The humble hash aggregate

Jun 6 2021

This post is an expansion of this tweet:

One of the important ways we learn when we’re growing up is by understanding patterns. As a mom of two young children, I’ve been lucky enough to witness this happen multiple times in the wild. Recently, my youngest, who is almost two, has learned the Russian word “еще”, or “more.” He’ll say it when he wants a second (or third) slice of watermelon. He’ll also say it when he opens the shoe closet and sees one sandal, and then another one, and another one.

It’s always amazing to watch children learn about the world. Children need to understand patterns to understand how their world is structured,

We find patterns in math, but we also find patterns in nature, art, music, and literature. Patterns provide a sense of order in what might otherwise appear chaotic. Researchers have found that understanding and being able to identify recurring patterns allow us to make educated guesses, assumptions, and hypothesis; it helps us develop important skills of critical thinking and logic.

The same is true for adults, too, and doubly so for those of us who work with data. We need to have a historical understanding of the patterns that our industry has applied and used so we can make flexible, resilient systems. In a previous essay in Increment, I wrote,

Indeed, technologists often enter the industry without any knowledge of how the work has been done before—a fact that isn’t helped by the breathless pace of technological change. Early-career engineers may have to evaluate Redshift versus S3 versus HDFS versus Postgres for storing their data within the cadence of a sprint cycle, not realizing that, while all have their specific use cases, Redshift and Postgres are driven by the same relational hierarchy, S3 and HDFS share a similar folder-like architecture, and most people choose to move to relational models in the long run.

Because few come into their roles with the historical and contextual knowledge they need to design and implement effective software architecture, developers must instead gather that information proactively. Keeping a rotating list of architectural patterns (and their backgrounds) in mind can head off the need to rework and prevent architectural misfit.

This is one of the reasons that most software engineering (and, now, machine learning engineer) interviews now have a portion around whiteboarding algorithms. Algorithms are the way we understand and pass down patterns in software engineering.

But what about data interviews? Why, so often, do MLE interviews, particularly in FAANG companies, come up with the same list of algorithms to discuss as software engineers - linked lists, graphs, and binary trees - when much of the work we do is only tangentially related? How does knowledge of these patterns and sharing that knowledge back out in interviews help us at work on a day-to-day basis?

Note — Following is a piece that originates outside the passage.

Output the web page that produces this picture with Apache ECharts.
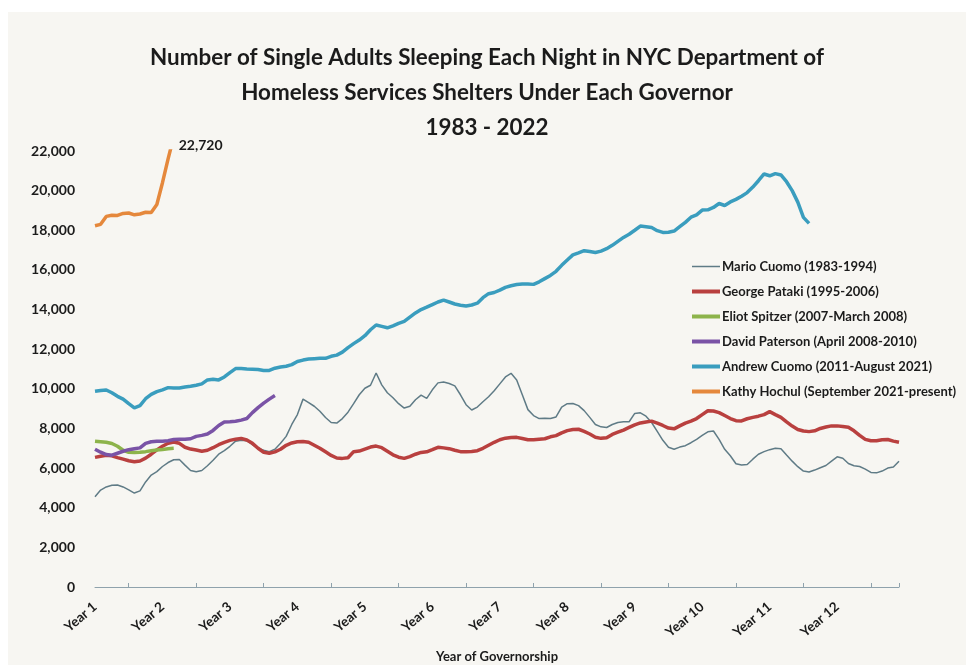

There’s been a lot of digital ink spilled, including by me, about how clumsy and inefficient these kinds of interviews are for actually assessing what you want to find: a technically competent person who is eager to learn and who you wouldn’t mind working with day in and day out.

But the issue is that all this data stuff is new, and we don’t have a good way to contextualize the patterns we work with on a day-to-day basis. It’s true that data work is moving closer and closer to engineering, so the more we understand and use fundamental software engineering concepts, the better off we’ll all be.

Hash Aggregate Here

But data work also has its own unique patterns, and I want to talk about one of these that I think is important for all of us to carry around in our back pockets: the humble hash aggregate. The hash aggregate works like this:

You have a multidimensional array (or, as us plebes say, table) that contains numerous instances of similar labels. What you want to know is the distinct counts of each category. The implemented algorithm splits the matrix by key and sums the values and then returns the reduced matrix that has only unique keys and the sum values to the user.

It’s a very simple and ingenious algorithm, and it shows up over and over and over again. If you’ve ever done a GROUP BY statement in SQL, you’ve used the hash aggregate function. Python’s dictionary operations utilize hash aggregates. And so does Pandas’ split-apply-combine (pictured here from Jake’s great post) And, so does Excel’s Pivot table function. So does sort filename | uniq -c | sort -nr in Unix. So does the map/reduce pattern that started in Hadoop, and has been implemented in-memory in Spark. An inverted index, the foundation for Elasticsearch (and many search and retrieval platforms) is a hash aggregate.

So what?

If you’ve worked with either development or data for any length of time, it’s almost guaranteed that you’ve come across the need to get unique categories of things and then count the things in those categories. In some cases, you might need to build your own implementation of GROUP BY because it doesn’t work in your language or framework of choice.

My personal opinion is that every data-centric framework that’s been around long enough tends to SQL, so everything will eventually implement hash aggregation.

Once you understand that hash aggregation is a common pattern, it makes sense to observe it at work, learn more about how to optimize it, and generally think about it.

Once we know that this pattern has a name and exists, we have a sense of power over our data work. Confuscius (or whoever attributed the quote to him) once said, “The beginning of wisdom is to call things by their proper name," and either he was once a curious toddler, or an MLE looking to better understand the history and context of his architecture.